I can’t believe I ate the whoooole thing
What disturbs me most about nationalized health care is that it is politicized.
That means that the pols are going to give us the impression that they are doing us all a favor, and that is the farthest from the truth as a thing can be.
After lunch today, I got back into my car to go to my next stop. A talk show was on the radio, and a caller was accusing the talker of having the temerity actually to pay for his own health care.
The caller was blaming the man for going against some unspoken tenet of the caller’s – the one that says that no one should pay for his or her own health care because it is a “right.” And if it is a “right” then it is the obligation of “society” to pay for his health care.
I damn near drove off the road at that attitude.
But it prompted a flash of insight.
In that flash, I saw a future where “the system” would work to relieve us of responsibility to care for ourselves.
Let me be absolutely clear here. My worldview holds that I am created by an omniscient, omnipotent God. In this phase of my existence, I am loaned a body to live in. That body will one day die, and I shall be changed. But up until that point, I have a responsibility to maintain that body on loan from God to the best of my ability. That’s known as stewardship.
Politicized, collectivized, mandatory, socialized health care will work against that worldview in the most insidious way possible. It will either take from me or severely limit my ability to exercise my responsibility to take care of that which God has loaned me.

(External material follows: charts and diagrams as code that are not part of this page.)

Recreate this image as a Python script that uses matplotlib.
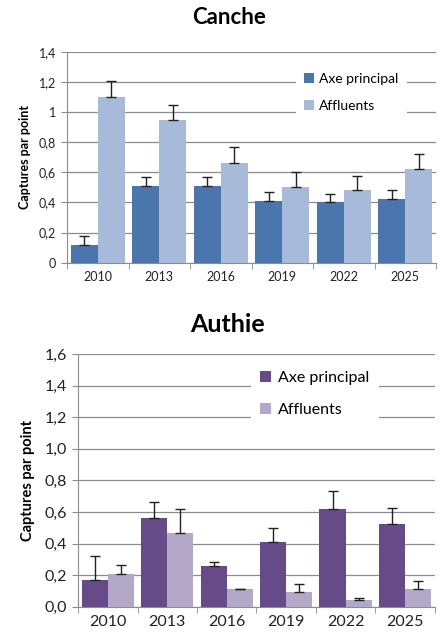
import matplotlib
matplotlib.use("Agg")
import matplotlib.pyplot as plt
import numpy as np
from matplotlib.ticker import FuncFormatter

years = ["2010", "2013", "2016", "2019", "2022", "2025"]

canche_axe = [0.12, 0.51, 0.51, 0.41, 0.40, 0.42]
canche_axe_err = [0.06, 0.06, 0.06, 0.06, 0.055, 0.06]
canche_aff = [1.10, 0.95, 0.665, 0.50, 0.48, 0.62]
canche_aff_err = [0.11, 0.10, 0.105, 0.10, 0.095, 0.105]

authie_axe = [0.17, 0.56, 0.26, 0.41, 0.62, 0.525]
authie_axe_err = [0.15, 0.10, 0.02, 0.09, 0.115, 0.10]
authie_aff = [0.205, 0.465, 0.11, 0.095, 0.04, 0.115]
authie_aff_err = [0.06, 0.155, 0.005, 0.05, 0.015, 0.045]

plt.rcParams['font.family'] = ['Lato', 'DejaVu Sans']

fig = plt.figure(figsize=(4.41, 6.37), dpi=100)

def draw(ax, rect, axe, axe_err, aff, aff_err, c1, c2, ymax, fmt, fs_tick, fs_lab, fs_leg, legpos, ylab_x):
    x = np.arange(len(years))
    w = 0.44
    ax.bar(x - w/2, axe, w, color=c1, label="Axe principal", zorder=3)
    ax.bar(x + w/2, aff, w, color=c2, label="Affluents", zorder=3)
    ax.errorbar(x - w/2, axe, yerr=[np.zeros(len(axe)), axe_err], fmt='none',
                ecolor='#222222', elinewidth=1, capsize=3.5, capthick=1, zorder=4)
    ax.errorbar(x + w/2, aff, yerr=[np.zeros(len(aff)), aff_err], fmt='none',
                ecolor='#222222', elinewidth=1, capsize=3.5, capthick=1, zorder=4)
    ax.set_xlim(-0.5, len(years) - 0.5)
    ax.set_ylim(0, ymax)
    ax.set_yticks(np.arange(0, ymax + 0.001, 0.2))
    ax.yaxis.set_major_formatter(FuncFormatter(fmt))
    ax.grid(axis='y', color='#8c8c8c', linewidth=0.9, zorder=0)
    ax.set_axisbelow(True)
    for s in ['top', 'right']:
        ax.spines[s].set_visible(False)
    ax.spines['left'].set_color('#8c8c8c')
    ax.spines['bottom'].set_color('#8c8c8c')
    ax.set_xticks(x)
    ax.set_xticklabels(years, fontsize=fs_tick, color='#222222')
    ax.tick_params(axis='x', length=0, pad=6)
    ax.set_xticks(np.arange(-0.5, len(years)), minor=True)
    ax.tick_params(axis='x', which='minor', length=4, color='#8c8c8c', direction='out')
    ax.tick_params(axis='y', length=4, color='#8c8c8c', labelsize=fs_tick, labelcolor='#222222', pad=4)
    ax.set_ylabel("Captures par point", fontsize=fs_lab, fontweight='bold')
    ax.yaxis.set_label_coords(ylab_x, rect[1] + rect[3] / 2, transform=fig.transFigure)
    leg = ax.legend(loc='upper left', bbox_to_anchor=legpos, bbox_transform=fig.transFigure,
                    fontsize=fs_leg, frameon=True, facecolor='white', edgecolor='none',
                    framealpha=1, handlelength=0.7, handleheight=0.7, handletextpad=0.4,
                    labelspacing=1.1, borderpad=0.6)
    leg.set_zorder(5)

def fmt_top(v, pos):
    if abs(v) < 1e-9:
        return "0"
    if abs(v - round(v)) < 1e-9:
        return str(int(round(v)))
    return ("%.1f" % v).replace(".", ",")

def fmt_bot(v, pos):
    return ("%.1f" % v).replace(".", ",")

r1 = [0.152, 0.5876, 0.837, 0.3308]
ax1 = fig.add_axes(r1)
draw(ax1, r1, canche_axe, canche_axe_err, canche_aff, canche_aff_err,
     '#4A76AD', '#A8BAD9', 1.4, fmt_top, 9, 9, 10, (0.655, 0.91), 0.07)
fig.text(0.52, 0.972, "Canche", ha='center', va='center', fontsize=16, fontweight='bold')

r2 = [0.177, 0.0476, 0.809, 0.3967]
ax2 = fig.add_axes(r2)
draw(ax2, r2, authie_axe, authie_axe_err, authie_aff, authie_aff_err,
     '#674B88', '#B4A8C9', 1.6, fmt_bot, 11.5, 10.5, 11.5, (0.55, 0.445), 0.08)
fig.text(0.515, 0.49, "Authie", ha='center', va='center', fontsize=18, fontweight='bold')

fig.savefig("out.png", dpi=100, facecolor='white')
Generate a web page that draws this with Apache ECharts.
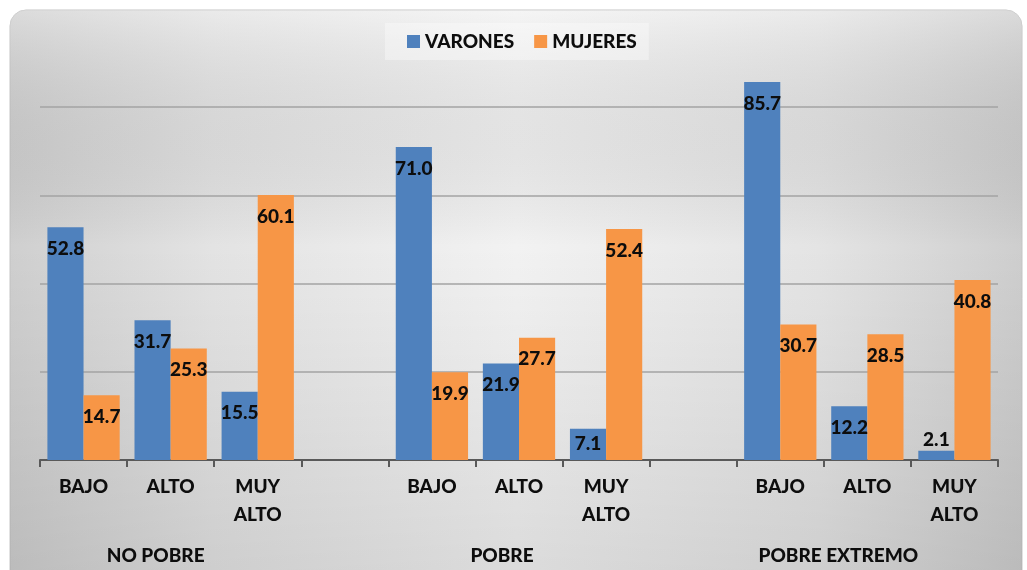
<!DOCTYPE html>
<html>
<head>
<meta charset="utf-8">
<script src="https://cdn.jsdelivr.net/npm/echarts@6/dist/echarts.min.js"></script>
<style>
  html, body { margin: 0; padding: 0; background: #fff; }
  #main { width: 1027px; height: 570px; }
</style>
</head>
<body>
<div id="main"></div>
<script>
// niveles por categoria (con huecos entre grupos)
var categorias = ['BAJO', 'ALTO', 'MUY\nALTO', '', 'BAJO', 'ALTO', 'MUY\nALTO', '', 'BAJO', 'ALTO', 'MUY\nALTO'];
var grupos = ['', 'NO POBRE', '', '', '', 'POBRE', '', '', '', 'POBRE EXTREMO', ''];
var varones = [52.8, 31.7, 15.5, null, 71.0, 21.9, 7.1, null, 85.7, 12.2, 2.1];
var mujeres = [14.7, 25.3, 60.1, null, 19.9, 27.7, 52.4, null, 30.7, 28.5, 40.8];

var FONT = 'Lato';
var azul = '#4F81BD';
var naranja = '#F79646';

// etiqueta dentro de la barra, salvo barras muy cortas
var build_data = function(arr) {
    return arr.map(function(v) {
        if (v == null) return null;
        let lbl = { position: 'insideTop' };
        if (v < 3) lbl = { position: 'top', distance: 1 };
        else if (v < 10) lbl = { position: 'inside' };
        return { value: v, label: lbl };
    });
}

var grupo_labels = grupos.map(function(g, i) {
    // desplazamiento hacia la izquierda como en el original
    let pad = [0, 0, 0, 0];
    if (i == 1) pad = [0, 30, 0, 0];
    if (i == 5) pad = [0, 34, 0, 0];
    if (i == 9) pad = [0, 58, 0, 0];
    return { value: g, textStyle: { padding: pad } };
});

var myChart = echarts.init(document.getElementById('main'));

var labelStyle = {
    show: true,
    distance: 12,
    color: '#0d0d0d',
    fontFamily: FONT,
    fontWeight: 900,
    fontSize: 19,
    formatter: function(p) { return p.value.toFixed(1); }
};

option = {
    animation: false,
    graphic: [{
        type: 'rect',
        z: -10,
        shape: { x: 10, y: 10, width: 1012, height: 590, r: 16 },
        style: {
            fill: {
                type: 'linear', x: 0, y: 0, x2: 1, y2: 0,
                colorStops: [
                    { offset: 0, color: '#cfcfcf' },
                    { offset: 0.2, color: '#e3e3e3' },
                    { offset: 0.5, color: '#f2f2f2' },
                    { offset: 0.8, color: '#e4e4e4' },
                    { offset: 1, color: '#cecece' }
                ]
            },
            stroke: '#c4c4c4',
            lineWidth: 1
        }
    }, {
        type: 'rect',
        z: -9,
        shape: { x: 10, y: 10, width: 1012, height: 590, r: 16 },
        style: {
            fill: {
                type: 'linear', x: 0, y: 0, x2: 0, y2: 1,
                colorStops: [
                    { offset: 0, color: 'rgba(255,255,255,0.25)' },
                    { offset: 0.4, color: 'rgba(0,0,0,0)' },
                    { offset: 1, color: 'rgba(0,0,0,0.1)' }
                ]
            }
        }
    }],
    legend: {
        data: ['VARONES', 'MUJERES'],
        left: 385,
        top: 23,
        padding: [9, 12, 9, 22],
        backgroundColor: 'rgba(255,255,255,0.35)',
        itemWidth: 13,
        itemHeight: 13,
        itemGap: 20,
        icon: 'rect',
        textStyle: { fontFamily: FONT, fontWeight: 900, fontSize: 19, color: '#0d0d0d' }
    },
    grid: { left: 40, right: 29, top: 19, bottom: 108 },
    xAxis: [{
        type: 'category',
        data: categorias,
        axisLine: { lineStyle: { color: '#595959', width: 2 } },
        axisTick: { show: true, interval: 0, length: 7, lineStyle: { color: '#595959', width: 2 } },
        axisLabel: {
            interval: 0, margin: 13, lineHeight: 28,
            fontFamily: FONT, fontWeight: 900, fontSize: 19, color: '#0d0d0d'
        }
    }, {
        type: 'category',
        position: 'bottom',
        data: grupo_labels,
        axisLine: { show: false },
        axisTick: { show: false },
        axisLabel: {
            interval: 0, margin: 82, lineHeight: 28,
            fontFamily: FONT, fontWeight: 900, fontSize: 19, color: '#0d0d0d'
        }
    }],
    yAxis: {
        type: 'value',
        min: 0,
        max: 100,
        interval: 20,
        axisLabel: { show: false },
        axisLine: { show: false },
        axisTick: { show: false },
        splitLine: { showMinLine: false, showMaxLine: false, lineStyle: { color: '#a3a3a3', width: 1.5 } }
    },
    series: [{
        name: 'VARONES',
        type: 'bar',
        data: build_data(varones),
        itemStyle: { color: azul },
        barGap: '0%',
        barCategoryGap: '17%',
        label: labelStyle
    }, {
        name: 'MUJERES',
        type: 'bar',
        data: build_data(mujeres),
        itemStyle: { color: naranja },
        barGap: '0%',
        barCategoryGap: '17%',
        label: labelStyle
    }]
};

myChart.setOption(option);
</script>
</body>
</html>
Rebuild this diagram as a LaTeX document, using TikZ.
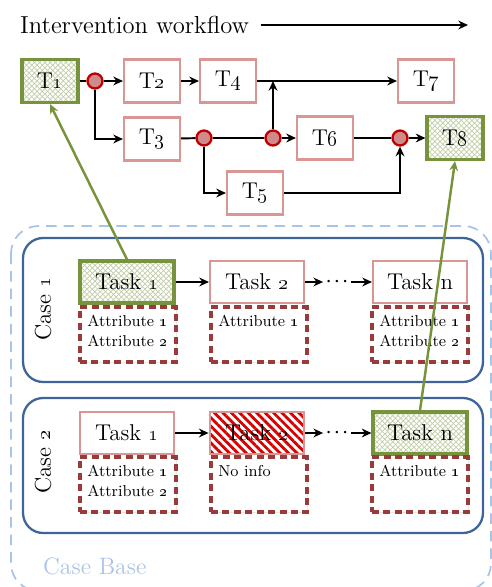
\documentclass[tikz,border=0pt]{standalone}
\usepackage{tikz}
\usepackage{bm}
\usetikzlibrary{arrows.meta, patterns, patterns.meta, shadows}

\definecolor{taskred}{HTML}{D99694}
\definecolor{attrred}{HTML}{993B3B}
\definecolor{matchgreen}{HTML}{77933C}
\definecolor{circred}{HTML}{C00000}
\definecolor{circfill}{HTML}{D08A8A}
\definecolor{caseblue}{HTML}{3D6599}
\definecolor{baseblue}{HTML}{A9C4E6}

\newcommand{\osn}[1]{\oldstylenums{#1}}

\begin{document}
\begin{tikzpicture}[
		x=0.02cm, y=-0.02cm,
		>={Stealth[length=5.5pt,width=5pt]},
		flow/.style   ={line width=1.1pt},
		wf/.style     ={rectangle,	draw=taskred,		fill=white,	line width=1.2pt,	inner sep=0pt,	minimum width=1.12cm,	minimum height=0.86cm,	font=\fontsize{13}{15}\selectfont},
		wfhit/.style  ={wf,	draw=matchgreen,	line width=1.8pt,	preaction={fill=white},	pattern=crosshatch,	pattern color=matchgreen!45},
		split/.style  ={circle,	draw=circred,	fill=circfill,	line width=1.3pt,	inner sep=0pt,	minimum size=0.3cm},
		task/.style   ={rectangle,	draw=taskred,		fill=white,	line width=1.2pt,	inner sep=0pt,	minimum width=1.88cm,	minimum height=0.84cm,	font=\fontsize{13}{15}\selectfont},
		taskhit/.style={task,	draw=matchgreen,	line width=1.8pt,	preaction={fill=white},	pattern=crosshatch,	pattern color=matchgreen!45},
		taskgap/.style={task,	preaction={fill=white},	pattern={Lines[angle=-45,distance=3.4pt,line width=1.6pt]},	pattern color=red!85!black},
		attr/.style   ={rectangle,	draw=attrred,	fill=white,	line width=1.8pt,	dash pattern=on 4pt off 2.5pt,	inner sep=0pt,	minimum width=1.92cm,	minimum height=1.1cm,	drop shadow={opacity=0.18,shadow xshift=0.8pt,shadow yshift=-0.8pt}},
		attrtext/.style={anchor=north west,	align=left,	inner sep=2pt,	font=\fontsize{9}{11.3}\selectfont},
		casebox/.style={rectangle,	rounded corners=0.4cm,	draw=caseblue,	line width=1.3pt,	minimum width=9.2cm},
		caselbl/.style={rotate=90,	font=\fontsize{13}{15}\selectfont},
		link/.style   ={draw=matchgreen,	line width=1.4pt},
	]

	\useasboundingbox (0,0) rectangle (492,587);

	\newcommand\rowa{282}
	\newcommand\rowb{433}

	% case base
	\draw [baseblue, line width=1pt, dash pattern=on 6pt off 4pt, rounded corners=0.55cm] (11,226) rectangle (491,591);
	\node [anchor=west, text=baseblue, font=\fontsize{13.5}{15}\selectfont] (baselbl) at (37,566) {Case Base};

	\node [casebox, minimum height=2.88cm] (case1) at (253,310) {};
	\node [casebox, minimum height=2.7cm]  (case2) at (253,465.5) {};
	\node [caselbl] (case1lbl) at (43,309) {Case \osn{1}};
	\node [caselbl] (case2lbl) at (43,462) {Case \osn{2}};

	% title
	\node [anchor=west, font=\fontsize{14}{16}\selectfont] (title) at (14,25) {Intervention workflow};
	\coordinate (flowend) at (468,25);
	\draw [flow,->] ([xshift=3pt]title.east) -- (flowend);

	% workflow nodes
	\node [wfhit] (T1) at (50,81)   {T\osn{1}};
	\node [wf]    (T2) at (152,81)  {T\osn{2}};
	\node [wf]    (T4) at (228,81)  {T\osn{4}};
	\node [wf]    (T7) at (426,81)  {T\osn{7}};
	\node [wf]    (T3) at (152,139) {T\osn{3}};
	\node [wf]    (T6) at (325,138) {T\osn{6}};
	\node [wfhit] (T8) at (455,138) {T\osn{8}};
	\node [wf]    (T5) at (255,193) {T\osn{5}};

	\foreach \n/\x/\y in {c1/95/81, c2/204/138, c3/273/138, c4/400/138}
		\node [split] (\n) at (\x,\y) {};

	% workflow connections
	\draw [flow]    (T1) -- (c1);
	\draw [flow,->] (c1) -- (T2);
	\draw [flow,->] (c1) |- (T3);
	\draw [flow,->] (T2) -- (T4);
	\draw [flow,->] (T4) -- (T7);
	\draw [flow,->] (c3) -- (c3 |- T4.east);
	\draw [flow]    (T3) -- (c2);
	\draw [flow]    (c2) -- (c3);
	\draw [flow,->] (c3) -- (T6);
	\draw [flow,->] (c2) |- (T5);
	\draw [flow]    (T6) -- (c4);
	\draw [flow,->] (c4) -- (T8);
	\draw [flow,->] (T5) -| (c4);

	% case 1
	\node [taskhit] (task11) at (127,\rowa) {Task \osn{1}};
	\node [task]    (task12) at (257,\rowa) {Task \osn{2}};
	\node [task]    (task13) at (420,\rowa) {Task n};
	\foreach \c/\x in {1/128, 2/259, 3/420}
		\node [attr] (attr1\c) at (\x,334.5) {};
	\node [attrtext] (attr11t) at ([xshift=0.1cm,yshift=-0.12cm]attr11.north west) {Attribute \osn{1}\\Attribute \osn{2}};
	\node [attrtext] (attr12t) at ([xshift=0.1cm,yshift=-0.12cm]attr12.north west) {Attribute \osn{1}};
	\node [attrtext] (attr13t) at ([xshift=0.1cm,yshift=-0.12cm]attr13.north west) {Attribute \osn{1}\\Attribute \osn{2}};

	% case 2
	\node [task]    (task21) at (127,\rowb) {Task \osn{1}};
	\node [taskgap] (task22) at (257,\rowb) {Task \osn{2}};
	\node [taskhit] (task23) at (420,\rowb) {Task n};
	\foreach \c/\x in {1/128, 2/259, 3/420}
		\node [attr] (attr2\c) at (\x,484.5) {};
	\node [attrtext] (attr21t) at ([xshift=0.1cm,yshift=-0.12cm]attr21.north west) {Attribute \osn{1}\\Attribute \osn{2}};
	\node [attrtext] (attr22t) at ([xshift=0.1cm,yshift=-0.12cm]attr22.north west) {No info};
	\node [attrtext] (attr23t) at ([xshift=0.1cm,yshift=-0.12cm]attr23.north west) {Attribute \osn{1}};

	% task sequences
	\foreach \r/\y in {1/\rowa, 2/\rowb} {
		\node [inner sep=1.5pt, font=\fontsize{9}{9}\selectfont] (dots\r) at (337,\y) {$\bm{\cdots}$};
		\draw [flow,->] (task\r1) -- (task\r2);
		\draw [flow,->] (task\r2) -- (dots\r);
		\draw [flow,->] (dots\r) -- (task\r3);
	}

	% matches
	\draw [link,->] (task11.north) -- (T1.south);
	\draw [link,->] (task23.north) -- (T8.south);

\end{tikzpicture}
\end{document}
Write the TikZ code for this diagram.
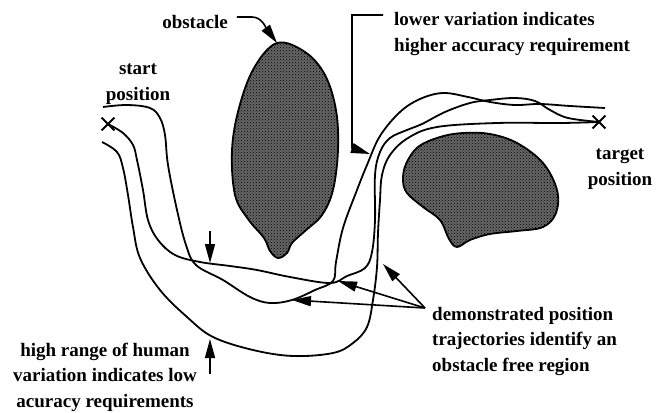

So what, you ask, has that got to do with your memoir, Doug?
Glad you asked.
The answer is that what happened to me 35 years ago, when I began the recovery process from the disease of addiction, was that I suddenly understood that it was my responsibility.
“I can’t believe I ate the whooooole thing,” the guy in the old Alka-Seltzer ad says in misery.
“You ate it, Ralph,” carps his wife.
Ralph’s wife was helping him see where the responsibility lay for his abused and bloated gut.
Likewise I awoke – but for sure with no carping wife’s help – to responsibility.
Recovery is impossible until we accept responsibility for what we did – and for what we will do about it.